A la suite de tous ces constats, Edmond Paul affirme que ces luttes intestines qui nous opposent quotidiennement ne feront place qu’aux étrangers soit pour s’immiscer dans nos affaires ou pour venir nous occuper[2].
Et selon Théodore Roosevelt, un ancien président américain, “une persistance à mal se conduire ou une impuissance qui aboutit à un relâchement général propre à une nation civilisée peuvent rendre nécessaire à la fin, en Amérique ou ailleurs, l’intervention de quelques nations civilisées[3]. Cette déclaration est renforcée par la doctrine de Monroe qui stipulait : l’Amérique aux Américains et considérait les pays de la Caraïbe comme étant un « l’arrière-cour» des Etats-Unis d’Amérique.
Après tant de luttes fratricides qui ont même occasionné la mort d’un président en fonction, Vilbrun Guillaume Sam, il est venu maintenant le temps de finir avec ces barbaries à l’haïtienne. Et la classe possédante, majoritairement mulâtres, acclama ou accueilla les occupants (Castor, 1988). Pourtant les bossales, par le moyen des cacos, assurent la résistance ( Bellegarde, 1937).
Pendant toute l’occupation, les Américains ont pu procéder au désarmement de la masse, contrôler nos douanes et autres institutions financières ou politiques. Cette ingérence politique qui persiste même au-delà de 1934, en complicité avec certains dirigeants politiques qui veulent soit consolider le pouvoir ou combattre leurs opposants politiques. Elie Lescot, un ancien président haïtien (mulâtre), a affirmé ” La politique d’Haïti est le reflet fidèle de la polique extérieur des États-Unis d’amérique VOLTAIRE, 1988). François Duvalier passait tout son temps aussi à s’associer avec les Américains pour lutter contre ses opposants dits communistes (Pierre-Charles, 1973).
Cette dépendance persiste jusqu’à présent où les Américains continuent à forger notre destin en tant que peuple. Ils peuvent mettre en place un gouvernement à l’aide d’un simple tweet. Fort de tous ces constats, peut-on parler d’indépendance pour Haïti ou justement un simple changement de métropole ou de colons ?
BIBLIOGRAPHIE SÉLECTIVE
BELLEGARDE, Dantès, La résistance haïtienne, Montréal,Éditions Beauchemin,1937, 177p.

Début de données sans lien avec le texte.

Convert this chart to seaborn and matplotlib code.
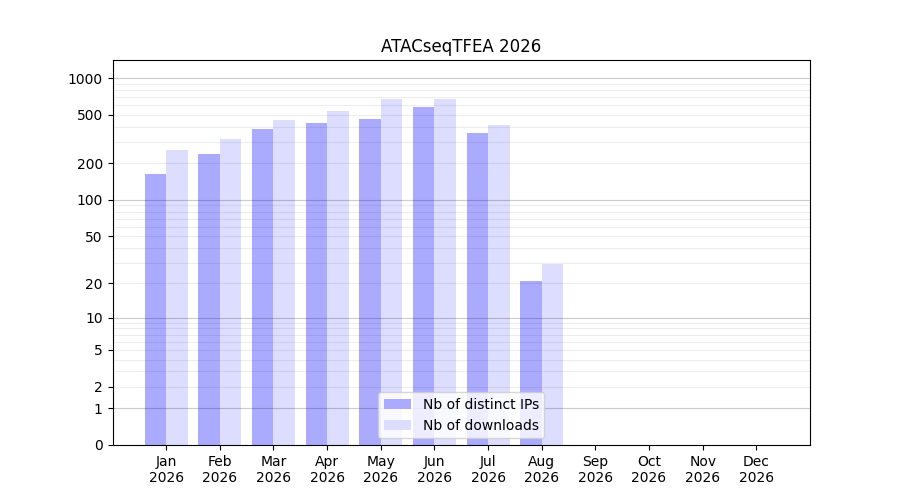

CASTOR, Suzy, L’occupation américaine d’Haïti, 3e édition française, 1988, 320 p.
FOUCHARD, Jean, Les marrons de la liberté, Paris, Éditions de l’école, 1972, 580 p.
FREIRE, Paulo, La pédagogie des opprimés, Marseille, 1968, 298 p.
PAUL, Edmond, Les causes de nos malheurs, Port-au-Prince, Éditions Fardin (1882), 2015, 152 p.
PIERRE-CHARLES, Gérard, Radiographie d’une dictature, Montréal, Éditions Nouvelle optique, 1973, 205 p.
VOLTAIRE, Frantz, Pouvoir noir en Haïti, Montréal, Éditions du CIDIHCA, 1988, 393 p.
WARGNY, Christophe, Haïti n’existe pas, Paris, Éditions Autrement Frontières, 2008, 212 p.
Edris Toussaint
Étudiant à la Faculté des Sciences Humaines (FASCH)
http://t-edris05@gmail.com
[1] FREIRE, Paulo, la pédagogie des opprimés.
[2] PAUL, Edmond, Les causes de nos malheurs.
[3] WARGNY, Christophe, Haïti n’existe pas, p.5.